• _SHORT PROBLEM_:
Copy each line of the data below exactly, leaving out pictures.

• _ROWS_:
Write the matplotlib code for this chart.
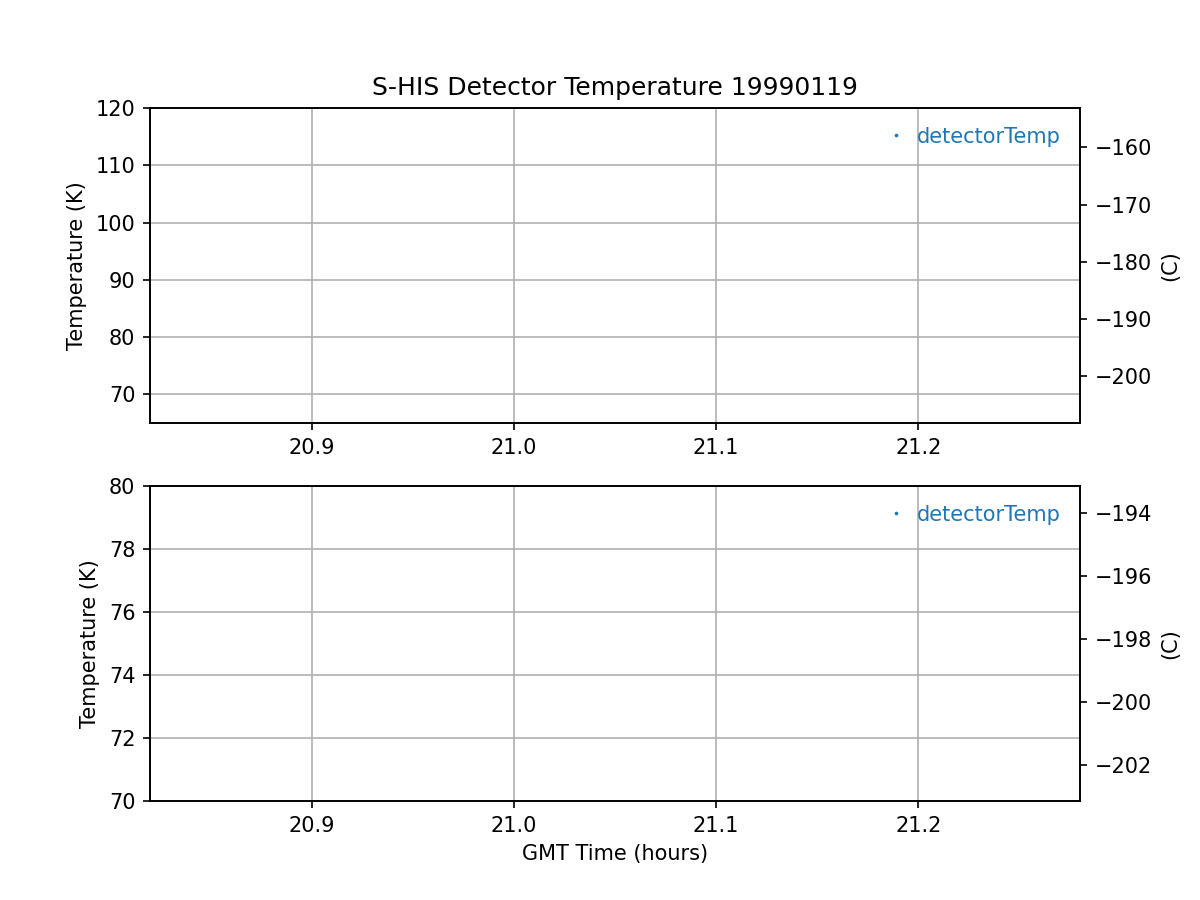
import numpy as np
import matplotlib
matplotlib.use('Agg')
import matplotlib.pyplot as plt

# GMT hours and detector temperature (K); no valid readings shown in this date
gmt_hours = [20.84, 20.95, 21.05, 21.15, 21.26]
detector_temp = [np.nan, np.nan, np.nan, np.nan, np.nan]

fecha = '19990119'
xlim = (20.82, 21.28)
ylim_arriba = (65, 120)
ylim_abajo = (70, 80)
K0 = 273.15

fig, (ax1, ax2) = plt.subplots(2, 1, figsize=(8, 6), dpi=150)

for ax, ylim in [(ax1, ylim_arriba), (ax2, ylim_abajo)]:
    ax.plot(gmt_hours, detector_temp, '.', markersize=1.5, color='tab:blue', label='detectorTemp')
    ax.set_xlim(xlim)
    ax.set_ylim(ylim)
    ax.set_ylabel('Temperature (K)')
    ax.grid(True)
    ax.legend(loc='upper right', frameon=False, labelcolor='linecolor',
              handlelength=0.5, handletextpad=0.8)
    axc = ax.twinx()
    axc.set_ylim(ylim[0] - K0, ylim[1] - K0)
    axc.set_ylabel('(C)')

ax1.set_title('S-HIS Detector Temperature ' + fecha)
ax2.set_xlabel('GMT Time (hours)')

plt.savefig('out.png')
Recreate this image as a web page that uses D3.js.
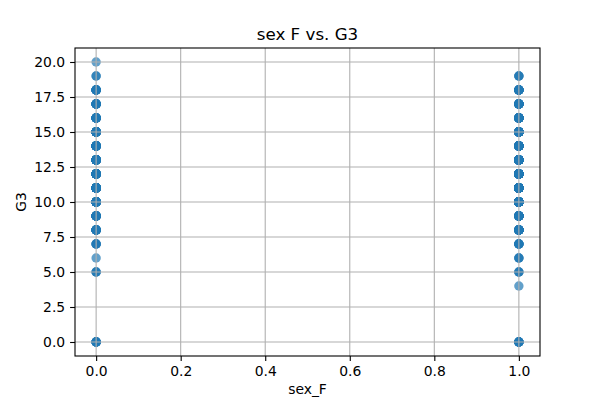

• _FULL RESPONSE_:
Write the matplotlib code for this chart.
import numpy as np
import matplotlib
matplotlib.use('Agg')
import matplotlib.pyplot as plt

# GMT hours and detector temperature (K); no valid readings shown in this date
gmt_hours = [20.84, 20.95, 21.05, 21.15, 21.26]
detector_temp = [np.nan, np.nan, np.nan, np.nan, np.nan]

fecha = '19990119'
xlim = (20.82, 21.28)
ylim_arriba = (65, 120)
ylim_abajo = (70, 80)
K0 = 273.15

fig, (ax1, ax2) = plt.subplots(2, 1, figsize=(8, 6), dpi=150)

for ax, ylim in [(ax1, ylim_arriba), (ax2, ylim_abajo)]:
    ax.plot(gmt_hours, detector_temp, '.', markersize=1.5, color='tab:blue', label='detectorTemp')
    ax.set_xlim(xlim)
    ax.set_ylim(ylim)
    ax.set_ylabel('Temperature (K)')
    ax.grid(True)
    ax.legend(loc='upper right', frameon=False, labelcolor='linecolor',
              handlelength=0.5, handletextpad=0.8)
    axc = ax.twinx()
    axc.set_ylim(ylim[0] - K0, ylim[1] - K0)
    axc.set_ylabel('(C)')

ax1.set_title('S-HIS Detector Temperature ' + fecha)
ax2.set_xlabel('GMT Time (hours)')

plt.savefig('out.png')
Recreate this image as a web page that uses D3.js.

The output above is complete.